I try to get her, from experience and observation, to define
the seafaring character. "Far too difficult a question to
answer in less than an hour. But I'll say this: the thing about
working as a crew is that they really understand that you
cannot isolate yourself from other people, because in the end
you depend on them. You may be good at your job but if
you don't understand how it fits in with the rest of the crew,
it's not much good."
She is in dead earnest now, talking beyond seafaring,
seeming for one wild moment to address herself, if obliquely,
to the Bridget Jones generation.
"Life in general nowadays is more and more isolating. Most
people would call it independence, but I'm not sure what that
means. It could mean just plain selfish. It could be more
convenient just to live all by yourself, but if it means that you
don't understand the impact of your life on other people's
lives, and how you depend on other people all the time, it's
no good. At sea, in a crew, you understand that you can't
live alone. And yet at the same time sailors are selfreliant: if
someone's lost or ill you step into their shoes, and that
broadens your understanding too.
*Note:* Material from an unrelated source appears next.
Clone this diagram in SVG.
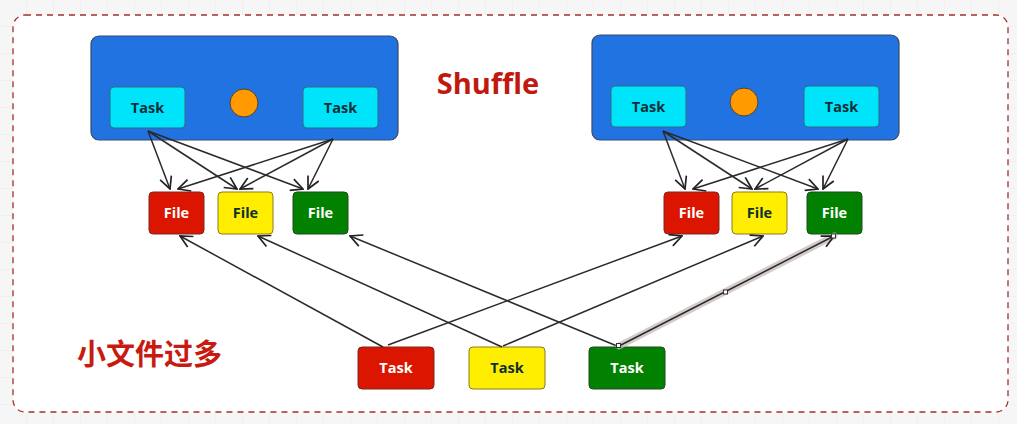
<svg xmlns="http://www.w3.org/2000/svg" width="1017" height="424" viewBox="0 0 1017 424">
  <defs>
    <pattern id="grid" width="27" height="27" patternUnits="userSpaceOnUse">
      <rect width="27" height="27" fill="#f6f6f6"/>
      <path d="M27 0V27M0 27H27" fill="none" stroke="#ebebeb" stroke-width="1"/>
    </pattern>
    <marker id="arrow" viewBox="0 0 14 14" refX="13" refY="7" markerWidth="14" markerHeight="14" markerUnits="userSpaceOnUse" orient="auto">
      <path d="M1 1L13 7L1 13" fill="none" stroke="#222" stroke-width="1.7"/>
    </marker>
    <style>
      .frame { fill: #ffffff; stroke: #a3302e; stroke-width: 1.3; stroke-dasharray: 6 5; }
      .stage { fill: #2273e2; stroke: #3a4a66; stroke-width: 1.2; }
      .task { fill: #00e4fb; stroke: #2b6f86; stroke-width: 1; }
      .dot { fill: #ff9a00; stroke: #4a4040; stroke-width: 1; }
      .red { fill: #dc1500; stroke: #7a2a20; stroke-width: 1; }
      .yellow { fill: #ffee00; stroke: #8a7a20; stroke-width: 1; }
      .green { fill: #028000; stroke: #1f4a1f; stroke-width: 1; }
      .lbl { font-family: "Open Sans", "Noto Sans", "Liberation Sans", sans-serif; font-weight: 700; font-size: 14.5px; text-anchor: middle; }
      .dark { fill: #0f2f36; }
      .light { fill: #ffffff; }
      .title { font-family: "Open Sans", "Noto Sans", "Liberation Sans", sans-serif; font-weight: 700; font-size: 29px; fill: #c01a10; text-anchor: middle; }
      .cjk { font-family: "Noto Sans CJK SC", "Noto Sans", sans-serif; font-weight: 700; font-size: 29px; fill: #c81a10; }
      .link { fill: none; stroke: #2a2a2a; stroke-width: 1.5; marker-end: url(#arrow); }
      .halo { fill: none; stroke: #c7b9b9; stroke-width: 7; stroke-linecap: round; opacity: 0.75; }
      .handle { fill: #ffffff; stroke: #333; stroke-width: 1; }
    </style>
  </defs>

  <!-- canvas and dashed frame -->
  <rect x="0" y="0" width="1017" height="424" fill="url(#grid)"/>
  <rect class="frame" x="13" y="15" width="995" height="397" rx="12"/>

  <!-- left stage -->
  <g id="stage-left">
    <rect class="stage" x="91" y="36" width="307" height="104" rx="8"/>
    <rect class="task" x="110" y="87" width="75" height="41" rx="4"/>
    <text class="lbl dark" x="147.5" y="112.5">Task</text>
    <circle class="dot" cx="244" cy="103" r="14"/>
    <rect class="task" x="303" y="87" width="75" height="41" rx="4"/>
    <text class="lbl dark" x="340.5" y="112.5">Task</text>
  </g>

  <!-- right stage -->
  <g id="stage-right">
    <rect class="stage" x="592" y="35" width="307" height="105" rx="8"/>
    <rect class="task" x="611" y="86" width="75" height="41" rx="4"/>
    <text class="lbl dark" x="648.5" y="111.5">Task</text>
    <circle class="dot" cx="744" cy="102" r="14"/>
    <rect class="task" x="804" y="86" width="75" height="41" rx="4"/>
    <text class="lbl dark" x="841.5" y="111.5">Task</text>
  </g>

  <text class="title" x="488" y="94">Shuffle</text>
  <text class="cjk" x="77" y="365">小文件过多</text>

  <!-- output files of the left stage -->
  <g id="files-left">
    <g id="file-l-red"><rect class="red" x="149" y="192" width="55" height="42" rx="4"/><text class="lbl light" x="176.5" y="217.5">File</text></g>
    <g id="file-l-yellow"><rect class="yellow" x="218" y="192" width="55" height="42" rx="4"/><text class="lbl dark" x="245.5" y="217.5">File</text></g>
    <g id="file-l-green"><rect class="green" x="293" y="192" width="55" height="42" rx="4"/><text class="lbl light" x="320.5" y="217.5">File</text></g>
  </g>

  <!-- output files of the right stage -->
  <g id="files-right">
    <g id="file-r-red"><rect class="red" x="664" y="192" width="55" height="42" rx="4"/><text class="lbl light" x="691.5" y="217.5">File</text></g>
    <g id="file-r-yellow"><rect class="yellow" x="732" y="192" width="55" height="42" rx="4"/><text class="lbl dark" x="759.5" y="217.5">File</text></g>
    <g id="file-r-green"><rect class="green" x="807" y="192" width="55" height="42" rx="4"/><text class="lbl light" x="834.5" y="217.5">File</text></g>
  </g>

  <!-- downstream tasks -->
  <g id="reduce-tasks">
    <g id="task-red"><rect class="red" x="358" y="347" width="76" height="42" rx="4"/><text class="lbl light" x="396" y="372.5">Task</text></g>
    <g id="task-yellow"><rect class="yellow" x="469" y="347" width="76" height="42" rx="4"/><text class="lbl dark" x="507" y="372.5">Task</text></g>
    <g id="task-green"><rect class="green" x="589" y="347" width="76" height="42" rx="4"/><text class="lbl light" x="627" y="372.5">Task</text></g>
  </g>

  <!-- connectors -->
  <g id="connectors">
    <!-- left stage writes -->
    <path class="link" d="M148 131L170 189"/>
    <path class="link" d="M148 131L237 189"/>
    <path class="link" d="M148 131L303 189"/>
    <path class="link" d="M333 139L178 189"/>
    <path class="link" d="M333 139L240 189"/>
    <path class="link" d="M333 139L308 189"/>
    <!-- right stage writes -->
    <path class="link" d="M663 131L685 189"/>
    <path class="link" d="M663 131L752 189"/>
    <path class="link" d="M663 131L818 189"/>
    <path class="link" d="M848 139L693 189"/>
    <path class="link" d="M848 139L755 189"/>
    <path class="link" d="M848 139L823 189"/>
    <!-- reads by downstream tasks -->
    <path class="link" d="M383 347L180 236"/>
    <path class="link" d="M502 347L258 236"/>
    <path class="link" d="M617 346L350 236"/>
    <path class="link" d="M388 345L682 236"/>
    <path class="link" d="M503 346L763 236"/>
    <path class="halo" d="M619 346L834 236"/>
    <path class="link" d="M619 346L834 236"/>
    <rect class="handle" x="616.5" y="343.5" width="4" height="4"/>
    <rect class="handle" x="723.5" y="290" width="4" height="4"/>
    <rect class="handle" x="831.5" y="234" width="4" height="4"/>
  </g>
</svg>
Maybe," she concludes,
"the word I want is responsibility."
Before I go, I venture the seafaring question of the hour.
"What about Pete Goss's boat, then?" No pause this time:
everyone with a taste for the sea is in shock over the
disintegration of a project conceived by our greatest
present-day sea hero and only just launched by the Queen.
The Queen's daughter says: "Oh yes, did you see the
television pictures? The bow just wobbling, coming off?
Whoo! There'll be a lot of old salts saying told you so, you
can't build a hull that long without problems. But I think most
people understand that it was a genuine attempt at radical
design, not some gung-ho fashion thing. You could argue that
for someone like Pete Goss that kind of setback is grist to
the mill. He's just the right individual," she says stoutly, "to
rise above it and make it work."
Whereon the tape clicks to an end and we fall to animated
discussion of keels. Just as she might do with any beached
sailor in any mission hut from Goole to Dar es Salaam.